"We don't know if they are an open-ocean population or a continental shelf population," said Doug DeMaster, Director of the Alaska Fisheries Science Center. "But we do know that offshore killer whales can move great distances over a relatively short period of time. "
The offshore killer whales are genetically different from their kin, the marine mammal-eating transient killer whales and fish-eating resident killer whales.
"Offshore killer whales differ in size, shape and behavior from other two killer whales eco-types," said Marilyn Dahlheim, a researcher from the Alaska Fisheries Science Center. Offshore killer whales are shyer, moving evasively and unpredictably when approach by boats, she explained. They are smaller and they tend to live in larger groups - up to 75 or 100 individuals.

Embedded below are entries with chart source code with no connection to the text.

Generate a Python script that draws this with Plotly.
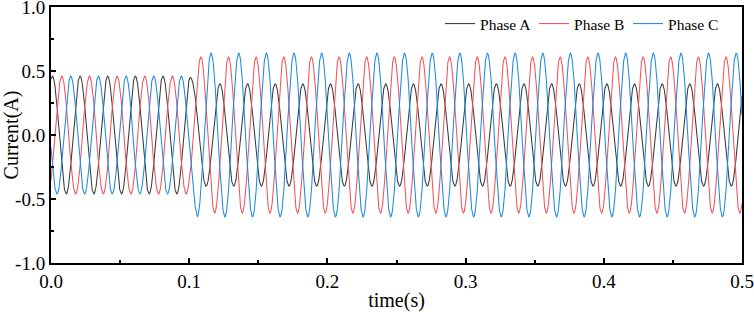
import numpy as np
import plotly.graph_objects as go

# ---- data ----
phase_names = ["Phase A", "Phase B", "Phase C"]
line_colors = ["#3a3a3a", "#f4525b", "#1b8be4"]
freq_hz = 50.0
amp_before = [0.46, 0.46, 0.46]          # peak current before the disturbance (A)
amp_after = [0.40, 0.61, 0.64]           # peak current after the disturbance (A)
peak_time_before = [0.0010, 0.0078, 0.0143]  # time of first positive peak (s)
peak_time_after = [0.0022, 0.0084, 0.0158]
event_time = 0.1                         # disturbance instant (s)
settle_time = 0.006                      # duration of the transition (s)

x_tick_vals = [0.0, 0.1, 0.2, 0.3, 0.4, 0.5]
x_tick_text = ["0.0", "0.1", "0.2", "0.3", "0.4", "0.5"]
y_tick_vals = [-1.0, -0.5, 0.0, 0.5, 1.0]
y_tick_text = ["-1.0", "-0.5", "0.0", "0.5", "1.0"]

# ---- build waveforms ----
t = np.linspace(0.0, 0.5, 6001)
w = np.clip((t - event_time) / settle_time, 0.0, 1.0)

fig = go.Figure()
for i, name in enumerate(phase_names):
    amp = amp_before[i] + (amp_after[i] - amp_before[i]) * w
    tp = peak_time_before[i] + (peak_time_after[i] - peak_time_before[i]) * w
    y = amp * np.cos(2 * np.pi * freq_hz * (t - tp))
    fig.add_trace(go.Scatter(x=t, y=y, mode="lines", name=name,
                             line=dict(color=line_colors[i], width=1.05)))

font_family = "Liberation Serif, Times New Roman, serif"
axis_common = dict(
    showline=True, linecolor="black", linewidth=2, mirror=True,
    ticks="inside", ticklen=5, tickwidth=1.5, tickcolor="black",
    showgrid=False, zeroline=False, automargin=False, ticklabeloverflow="allow",
    tickfont=dict(family=font_family, size=19, color="black"),
)

fig.update_layout(
    width=754, height=312,
    margin=dict(l=51, r=12, t=7, b=49),
    paper_bgcolor="white", plot_bgcolor="white",
    font=dict(family=font_family, color="black"),
    legend=dict(orientation="h", x=0.563, y=1.0, xanchor="left", yanchor="top",
                bgcolor="rgba(0,0,0,0)", entrywidth=49, tracegroupgap=0,
                font=dict(family=font_family, size=15.5, color="black")),
)
fig.update_xaxes(range=[0, 0.5], tickvals=x_tick_vals, ticktext=x_tick_text,
                 minor=dict(dtick=0.05, tick0=0, ticks="inside", ticklen=3, tickwidth=1.5, tickcolor="black"),
                 title=dict(text="time(s)", font=dict(family=font_family, size=20), standoff=2),
                 **axis_common)
fig.update_yaxes(range=[-1.0, 1.0], tickvals=y_tick_vals, ticktext=y_tick_text,
                 minor=dict(dtick=0.25, tick0=0, ticks="inside", ticklen=3, tickwidth=1.5, tickcolor="black"),
                 title=dict(text="Current(A)", font=dict(family=font_family, size=20), standoff=2),
                 **axis_common)

fig.write_html("out.html", config={"displayModeBar": False},
               post_script="document.body.style.margin='0';")
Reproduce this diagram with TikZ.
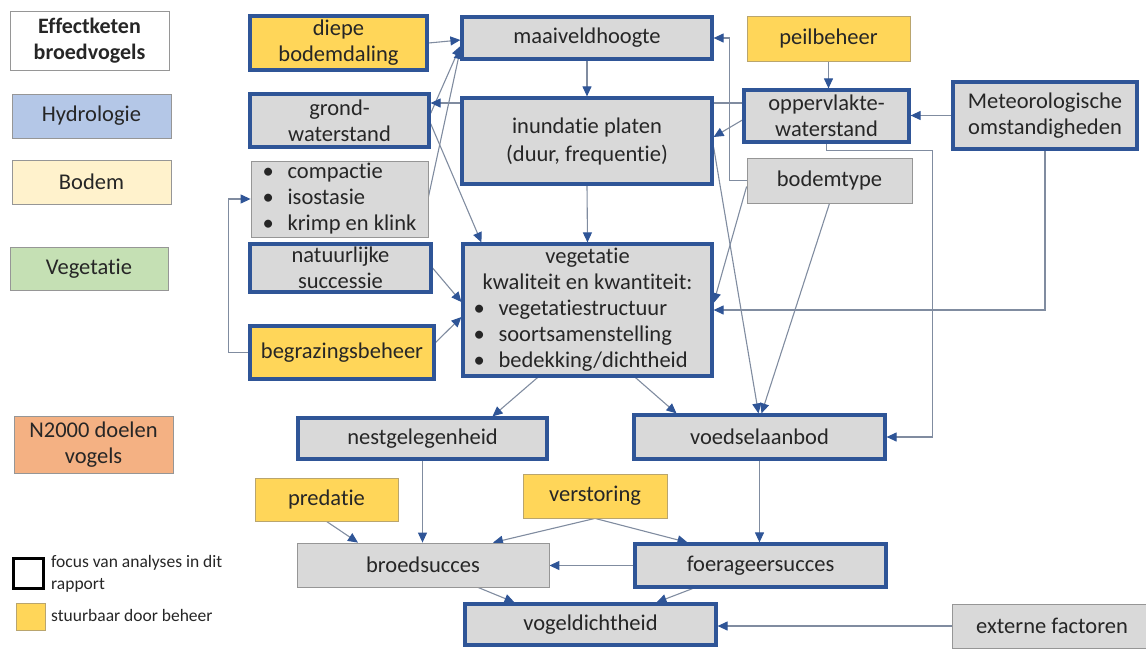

Although the ranges of the three eco-types occasionally overlap, offshore killer whales have never been seen to intermix with resident or transient killer whales.
Offshore killer whales most likely subsist on fish. They have, for instance, been seen with salmon in their mouths. Scientists have observed many other foraging behaviors which also support the idea that they are fish-eaters. Scientists have watched offshore killer whales in the company of sea lions, gray whales, fin whales and dolphins. In no case did the offshore killer whales target these animals as prey, nor did the other marine mammals act as if the offshore killer whales were a predatory threat.
In recent years, researchers, using photographs of individual whales, have found 57 matched sightings of offshore killer whales between Alaska and Washington, six matches between Alaska and Oregon and 81 matches between Alaska and California. Of these, 46 individual whales were seen in all three places: Alaska, Washington and California.